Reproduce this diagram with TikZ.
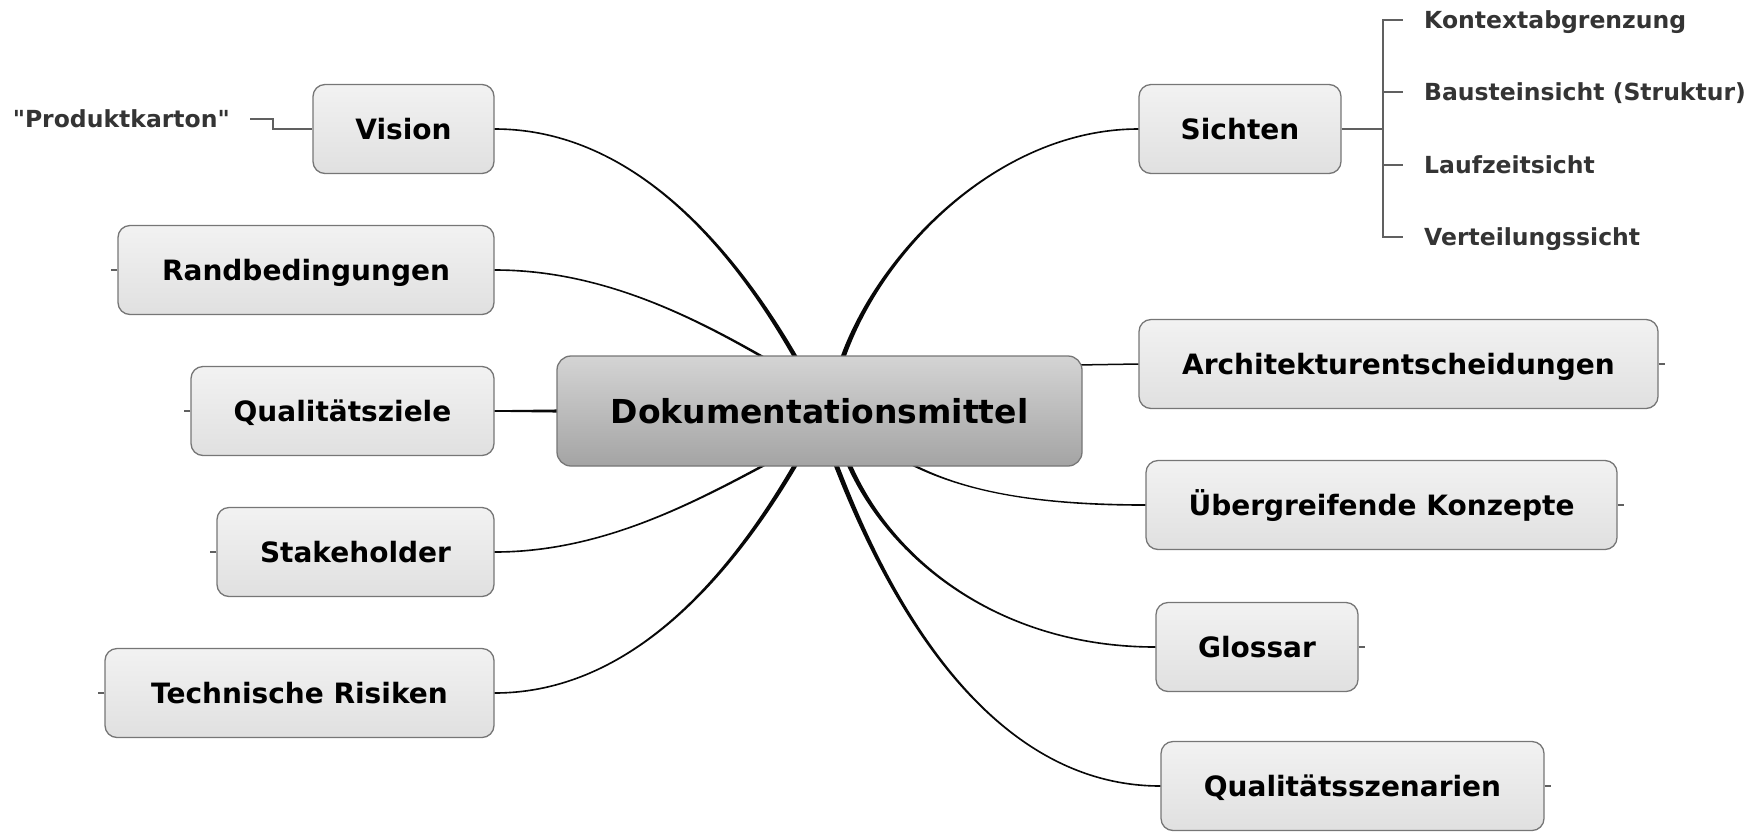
\documentclass[tikz,border=0pt]{standalone}
\usepackage{fontspec}
\setmainfont{DejaVu Sans}
\newfontfamily\straightquotes{DejaVu Sans}[Ligatures=TeXOff]
\usetikzlibrary{calc}

\definecolor{boxline}{RGB}{118,118,118}
\definecolor{boxtop}{RGB}{242,242,242}
\definecolor{boxbot}{RGB}{224,224,224}
\definecolor{hubtop}{RGB}{212,212,212}
\definecolor{hubmid}{RGB}{172,172,172}
\definecolor{hubbot}{RGB}{164,164,164}
\definecolor{linkcol}{RGB}{8,8,8}
\definecolor{subtext}{RGB}{52,52,52}
\definecolor{subline}{RGB}{96,96,96}

\newcommand\childfont{\fontsize{28}{32}\selectfont\bfseries}
\newcommand\hubfont{\fontsize{33}{38}\selectfont\bfseries}
\newcommand\subfont{\fontsize{23.5}{27}\selectfont\bfseries}

% tapered branch: child anchor, control near child, control near hub, hub point, side sign
\newcommand\branchlink[5]{%
  \fill[linkcol] ($(#1)+(0,-0.8)$) .. controls ($(#2)+(0,-0.95)$) and ($(#3)+({(#5)*2.2},0)$) .. ($(#4)+({(#5)*2.6},0)$)
    -- ($(#4)+({-1*(#5)*2.6},0)$) .. controls ($(#3)+({-1*(#5)*2.2},0)$) and ($(#2)+(0,0.95)$) .. ($(#1)+(0,0.8)$) -- cycle;}

\begin{document}
\begin{tikzpicture}[x=1pt,y=-1pt,
  childbox/.style={draw=boxline, line width=1.3pt, rounded corners=12pt,
    top color=boxtop, bottom color=boxbot, minimum height=89pt, inner sep=0pt,
    font=\childfont, text height=25pt, text depth=4pt},
  hubbox/.style={draw=boxline, line width=1.3pt, rounded corners=14pt,
    top color=hubtop, middle color=hubmid, bottom color=hubbot,
    minimum width=525pt, minimum height=110pt, inner sep=0pt,
    font=\hubfont, text height=29pt, text depth=4pt},
  sublabel/.style={inner sep=0pt, font=\subfont, text=subtext, text height=19pt, text depth=3pt},
  sublink/.style={draw=subline, line width=1.3pt},
  stub/.style={draw=subline, line width=1.1pt}]
\useasboundingbox (0,0) rectangle (1763,831);

% left branches
\node[childbox, minimum width=181pt] (vis)   at (403.5,129) {Vision};
\node[childbox, minimum width=376pt] (rand)  at (306,270)   {Randbedingungen};
\node[childbox, minimum width=303pt] (qual)  at (342.5,411) {Qualitätsziele};
\node[childbox, minimum width=277pt] (stake) at (355.5,552) {Stakeholder};
\node[childbox, minimum width=389pt] (tech)  at (299.5,693) {Technische Risiken};

% right branches
\node[childbox, minimum width=202pt] (sicht) at (1240,129)   {Sichten};
\node[childbox, minimum width=519pt] (arch)  at (1398.5,364) {Architekturentscheidungen};
\node[childbox, minimum width=471pt] (ueber) at (1381.5,505) {Übergreifende Konzepte};
\node[childbox, minimum width=202pt] (gloss) at (1257,647)   {Glossar};
\node[childbox, minimum width=383pt] (qs)    at (1352.5,786) {Qualitätsszenarien};

% points where the branches meet the central topic
\coordinate (h-vis)   at (797,360);
\coordinate (h-rand)  at (768,360);
\coordinate (h-qual)  at (562,411);
\coordinate (h-stake) at (770,462);
\coordinate (h-tech)  at (797,462);
\coordinate (h-sicht) at (842,360);
\coordinate (h-arch)  at (1076,365);
\coordinate (h-ueber) at (907,462);
\coordinate (h-gloss) at (848,462);
\coordinate (h-qs)    at (835,462);

% branch connectors
\branchlink{vis.east}{640,129}{740,260}{h-vis}{1}
\branchlink{rand.east}{600,270}{690,315}{h-rand}{1}
\branchlink{stake.east}{600,552}{690,505}{h-stake}{-1}
\branchlink{tech.east}{640,693}{740,560}{h-tech}{-1}
\branchlink{sicht.west}{1000,129}{880,250}{h-sicht}{-1}
\branchlink{ueber.west}{1030,505}{960,490}{h-ueber}{1}
\branchlink{gloss.west}{1000,647}{890,560}{h-gloss}{1}
\branchlink{qs.west}{980,786}{880,580}{h-qs}{1}
\fill[linkcol] ($(qual.east)+(0,-0.8)$) -- ($(h-qual)+(0,-1.6)$) -- ($(h-qual)+(0,1.6)$) -- ($(qual.east)+(0,0.8)$) -- cycle;
\draw[linkcol, line width=1.5pt] (h-arch) -- (arch.west);

% central topic
\node[hubbox] (hub) at (819.5,411) {Dokumentationsmittel};

% collapsed-branch markers
\draw[stub] (rand.west)  -- ++(-6,0);
\draw[stub] (qual.west)  -- ++(-6,0);
\draw[stub] (stake.west) -- ++(-6,0);
\draw[stub] (tech.west)  -- ++(-6,0);
\draw[stub] (arch.east)  -- ++(6,0);
\draw[stub] (ueber.east) -- ++(6,0);
\draw[stub] (gloss.east) -- ++(6,0);
\draw[stub] (qs.east)    -- ++(6,0);

% sub-topic of Vision
\node[sublabel, anchor=east] (prod) at (230,119) {\straightquotes "Produktkarton"};
\draw[sublink] ([xshift=20pt]prod.east) -- ++(23,0) |- (vis.west);

% sub-topics of Sichten
\node[sublabel, anchor=west] (kontext)  at (1424,20)  {Kontextabgrenzung};
\node[sublabel, anchor=west] (baustein) at (1424,92)  {Bausteinsicht (Struktur)};
\node[sublabel, anchor=west] (laufzeit) at (1424,165) {Laufzeitsicht};
\node[sublabel, anchor=west] (verteil)  at (1424,237) {Verteilungssicht};
\coordinate (brk) at (1383,129);
\draw[sublink] (sicht.east) -- (brk);
\draw[sublink] (brk) |- ([xshift=-21pt]kontext.west);
\draw[sublink] (brk) |- ([xshift=-21pt]baustein.west);
\draw[sublink] (brk) |- ([xshift=-21pt]laufzeit.west);
\draw[sublink] (brk) |- ([xshift=-21pt]verteil.west);
\end{tikzpicture}
\end{document}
☆ ☆ ☆ ☆
▶ _Work instructions_
Leave the pictures out and reproduce exactly the lines from the top of the listing above through the line with "(0,0) rectangle (1763,831);".

▶ _Result of this exercise_
Reproduce this diagram with TikZ.
\documentclass[tikz,border=0pt]{standalone}
\usepackage{fontspec}
\setmainfont{DejaVu Sans}
\newfontfamily\straightquotes{DejaVu Sans}[Ligatures=TeXOff]
\usetikzlibrary{calc}

\definecolor{boxline}{RGB}{118,118,118}
\definecolor{boxtop}{RGB}{242,242,242}
\definecolor{boxbot}{RGB}{224,224,224}
\definecolor{hubtop}{RGB}{212,212,212}
\definecolor{hubmid}{RGB}{172,172,172}
\definecolor{hubbot}{RGB}{164,164,164}
\definecolor{linkcol}{RGB}{8,8,8}
\definecolor{subtext}{RGB}{52,52,52}
\definecolor{subline}{RGB}{96,96,96}

\newcommand\childfont{\fontsize{28}{32}\selectfont\bfseries}
\newcommand\hubfont{\fontsize{33}{38}\selectfont\bfseries}
\newcommand\subfont{\fontsize{23.5}{27}\selectfont\bfseries}

% tapered branch: child anchor, control near child, control near hub, hub point, side sign
\newcommand\branchlink[5]{%
  \fill[linkcol] ($(#1)+(0,-0.8)$) .. controls ($(#2)+(0,-0.95)$) and ($(#3)+({(#5)*2.2},0)$) .. ($(#4)+({(#5)*2.6},0)$)
    -- ($(#4)+({-1*(#5)*2.6},0)$) .. controls ($(#3)+({-1*(#5)*2.2},0)$) and ($(#2)+(0,0.95)$) .. ($(#1)+(0,0.8)$) -- cycle;}

\begin{document}
\begin{tikzpicture}[x=1pt,y=-1pt,
  childbox/.style={draw=boxline, line width=1.3pt, rounded corners=12pt,
    top color=boxtop, bottom color=boxbot, minimum height=89pt, inner sep=0pt,
    font=\childfont, text height=25pt, text depth=4pt},
  hubbox/.style={draw=boxline, line width=1.3pt, rounded corners=14pt,
    top color=hubtop, middle color=hubmid, bottom color=hubbot,
    minimum width=525pt, minimum height=110pt, inner sep=0pt,
    font=\hubfont, text height=29pt, text depth=4pt},
  sublabel/.style={inner sep=0pt, font=\subfont, text=subtext, text height=19pt, text depth=3pt},
  sublink/.style={draw=subline, line width=1.3pt},
  stub/.style={draw=subline, line width=1.1pt}]
\useasboundingbox (0,0) rectangle (1763,831);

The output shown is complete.